Der Vortrag von Prof. Dr. Robert Uerpmann-Wittzack führte zunächst in die Thematik von Restorative Justice und Transnational Justice im Völkerrecht ein. Prof. Dr. Katrin Boeckh gab sodann einen historischen Überblick über das Sowjetunrecht in der Sowjetukraine. Anschließend folgte ein vergleichender Überblick über die juristische Bewältigung der sozialistischen Vergangenheit von Prof. Dr. Dr. h.c. Herbert Küpper. 

Zu den Höhepunkten des Workshops gehörten Beiträge von ukrainischen Experten, darunter Prof. Dr. Volodymyr Steshenko, der die russisch-sowjetischen Narrative entmythologisierte. Dr. Volodymyr Viatrovych, Abgeordneter der Verchovna Rada der Ukraine und Mitverfasser der Gesetze zur Entkommunisierung von 2014 bis 2019, sprach über die ukrainische Erinnerungspolitik im Kontext des russisch-ukrainischen Krieges. Yaryna Yasenevych gab einen umfassenden Überblick über die Entkommunisierung in der Ukraine im Zeitraum von 2014 bis 2024.

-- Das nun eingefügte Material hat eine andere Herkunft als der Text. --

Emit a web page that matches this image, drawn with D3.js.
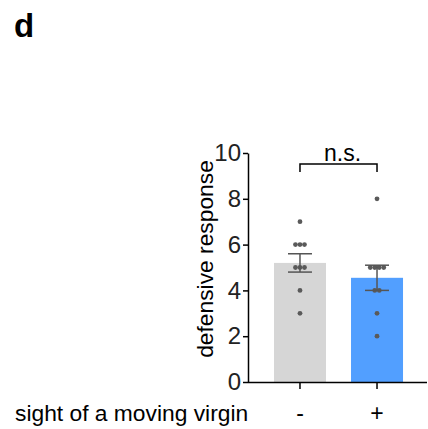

Prof. Dr. Yevhen Pysmenskyi sprach über das Sowjetregime in der Ukraine und die aktuelle Politik des strafrechtlichen Schutzes des historischen Gedächtnisses. Dr. Dmytro Pylypenko erörterte anschließend aktuelle Fragen der Entschädigung für Opfer in der Ukraine.

Prof. Dr. Serhiy Adamovych stellte die Herausforderungen bei der Rehabilitation der Opfer politischer Repressionen vor, und Dr. Yevhenii Tkachenko fokussierte sich auf die Wiedergutmachung von Unrecht im Kontext der Rechte der Krimtataren.

Zwei weitere Vorträge von Rechtsanwältin Tina de Vries und Dr. Vitaliy Baka befassten sich mit dem Institut für nationales Gedenken in Polen und der Tätigkeit des Ukrainischen Instituts für Nationales Gedenken in Bezug auf die Dekolonisierung des öffentlichen Raums in der Ukraine.

Abschließend stellte der Leiter des Archivs des Nationalen Sicherheitsdiensts der Ukraine, Dr. Andriy Kohut, die Geschichte und den Zugang zu den KGB-Archiven in der Ukraine vor.

Die Diskussionen verdeutlichten, wie weitreichend die Herausforderungen sind, die sich aus der Vergangenheit ergeben, und betonten die Dringlichkeit, die Ansätze der Restorative Justice in der Ukraine weiterzuentwickeln.